A de novo mutation in Caveolin-3 gene may confer genetic susceptibility to Long QT syndrome

Abstract Long-QT syndrome (LQTS) is a potentially lethal, inheritable arrhyithmia disorder, stemming from perturbed cardiac repolarization and affecting about 1 in 3000 persons. The pathogenetic basis for LQTS has focused on ion channels. Recently, 2 LQTS-susceptibility genes encoding for two non-ion channel proteins have been discovered.

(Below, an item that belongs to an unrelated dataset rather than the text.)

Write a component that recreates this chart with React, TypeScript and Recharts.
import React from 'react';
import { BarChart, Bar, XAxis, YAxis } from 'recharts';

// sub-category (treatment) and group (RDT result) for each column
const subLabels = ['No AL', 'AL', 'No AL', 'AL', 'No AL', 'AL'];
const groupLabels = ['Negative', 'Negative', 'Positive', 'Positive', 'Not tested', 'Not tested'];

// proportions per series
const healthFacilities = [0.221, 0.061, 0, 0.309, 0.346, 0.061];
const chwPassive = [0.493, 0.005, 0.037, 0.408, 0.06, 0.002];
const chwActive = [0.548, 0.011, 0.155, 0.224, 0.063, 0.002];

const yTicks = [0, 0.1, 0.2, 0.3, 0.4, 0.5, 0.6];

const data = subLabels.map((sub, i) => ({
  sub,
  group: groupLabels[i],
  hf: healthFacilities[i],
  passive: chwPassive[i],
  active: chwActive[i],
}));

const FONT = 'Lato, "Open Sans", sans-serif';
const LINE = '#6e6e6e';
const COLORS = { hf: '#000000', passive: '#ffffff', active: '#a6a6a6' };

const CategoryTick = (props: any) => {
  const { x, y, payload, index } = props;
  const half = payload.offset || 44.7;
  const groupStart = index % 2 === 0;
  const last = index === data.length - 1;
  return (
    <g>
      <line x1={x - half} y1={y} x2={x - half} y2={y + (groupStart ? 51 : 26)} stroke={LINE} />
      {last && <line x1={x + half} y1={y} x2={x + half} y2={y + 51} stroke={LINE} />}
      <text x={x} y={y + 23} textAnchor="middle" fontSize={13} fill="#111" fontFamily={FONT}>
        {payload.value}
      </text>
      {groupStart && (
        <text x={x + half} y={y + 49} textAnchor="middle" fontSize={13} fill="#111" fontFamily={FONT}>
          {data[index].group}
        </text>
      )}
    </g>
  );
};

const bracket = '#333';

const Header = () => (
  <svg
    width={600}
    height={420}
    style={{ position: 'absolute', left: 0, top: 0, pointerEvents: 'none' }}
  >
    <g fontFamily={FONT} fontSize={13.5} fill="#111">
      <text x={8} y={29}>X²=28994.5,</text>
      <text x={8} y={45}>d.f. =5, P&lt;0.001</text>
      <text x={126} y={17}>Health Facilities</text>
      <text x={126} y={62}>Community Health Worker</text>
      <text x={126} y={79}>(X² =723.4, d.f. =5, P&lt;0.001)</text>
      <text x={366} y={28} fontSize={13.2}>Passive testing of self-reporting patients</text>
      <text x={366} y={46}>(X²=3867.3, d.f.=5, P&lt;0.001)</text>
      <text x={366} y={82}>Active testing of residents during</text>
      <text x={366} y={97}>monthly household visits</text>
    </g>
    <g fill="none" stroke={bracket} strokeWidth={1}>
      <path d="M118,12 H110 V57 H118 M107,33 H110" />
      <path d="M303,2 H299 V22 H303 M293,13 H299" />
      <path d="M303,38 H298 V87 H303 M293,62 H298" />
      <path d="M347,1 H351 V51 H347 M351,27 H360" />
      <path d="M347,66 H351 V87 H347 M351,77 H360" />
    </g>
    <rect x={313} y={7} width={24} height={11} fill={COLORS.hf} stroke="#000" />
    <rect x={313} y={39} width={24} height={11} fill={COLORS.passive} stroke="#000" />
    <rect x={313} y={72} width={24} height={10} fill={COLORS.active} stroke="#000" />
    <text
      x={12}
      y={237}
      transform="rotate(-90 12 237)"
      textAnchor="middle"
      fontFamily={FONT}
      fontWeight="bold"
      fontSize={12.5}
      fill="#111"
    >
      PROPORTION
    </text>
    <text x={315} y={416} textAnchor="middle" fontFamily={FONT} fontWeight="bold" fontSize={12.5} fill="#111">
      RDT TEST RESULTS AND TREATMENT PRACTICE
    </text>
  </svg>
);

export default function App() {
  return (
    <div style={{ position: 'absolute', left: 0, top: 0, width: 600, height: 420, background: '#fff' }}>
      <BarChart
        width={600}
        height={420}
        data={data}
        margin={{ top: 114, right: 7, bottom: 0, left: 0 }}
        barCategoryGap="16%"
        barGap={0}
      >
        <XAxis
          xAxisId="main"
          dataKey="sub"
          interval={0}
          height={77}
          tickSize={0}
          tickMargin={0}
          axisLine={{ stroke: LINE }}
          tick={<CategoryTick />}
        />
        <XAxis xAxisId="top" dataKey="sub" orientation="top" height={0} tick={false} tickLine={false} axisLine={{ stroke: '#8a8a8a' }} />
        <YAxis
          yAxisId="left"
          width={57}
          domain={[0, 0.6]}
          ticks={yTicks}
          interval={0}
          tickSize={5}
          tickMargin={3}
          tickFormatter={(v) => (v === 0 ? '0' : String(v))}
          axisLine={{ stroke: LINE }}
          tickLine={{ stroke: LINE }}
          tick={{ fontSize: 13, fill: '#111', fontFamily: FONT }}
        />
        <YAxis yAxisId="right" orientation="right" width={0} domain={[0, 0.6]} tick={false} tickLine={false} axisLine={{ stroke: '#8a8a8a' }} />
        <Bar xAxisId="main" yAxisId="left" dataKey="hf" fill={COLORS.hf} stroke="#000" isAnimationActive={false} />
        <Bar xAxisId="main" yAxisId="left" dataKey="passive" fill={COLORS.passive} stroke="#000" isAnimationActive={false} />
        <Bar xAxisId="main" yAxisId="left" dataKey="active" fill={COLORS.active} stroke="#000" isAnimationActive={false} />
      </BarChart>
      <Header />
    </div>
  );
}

The first gene encodes an adapter protein, ankyrin B, which participates in localization of sodium and calcium channels to the sarcolemma; the second one encodes Caveolin-3, the major scaffolding protein present in caveolae in the heart: mutations in both genes result in secondarily ion channels disruption as consequence of altered localization or function [1,2]. Caveolin-3 is involved in multiple cellular processes, including vesicular transport, cholesterol and calcium homeostasis, and signal transduction [3,4], playing a diverse and critical role in the cardiovascular system [5]. Caveolin-3 functions as chaperons and scaffolds protein recruiting signaling molecules to caveolae, providing direct temporal and spatial regulation of signal transduction [3,6]. In particular, Caveolin-3 can interact and modulate the activity of ERK 1/2 [5,7]. In the heart ERK 1/2 control a complex network of regulatory mechanisms that protect cardiomyocytes against different stresses (such as hypoxia, ischemia–reperfusion, hyperosmotic and oxidative stress) that ultimately lead to cellular disfunction and death [8,9]. Therefore, aberrant cellular stress responses are potentially relevant to the development of arrhythmias and such mechanisms may play a significantly role in LQTS secondarily to Caveolin-3 alteration.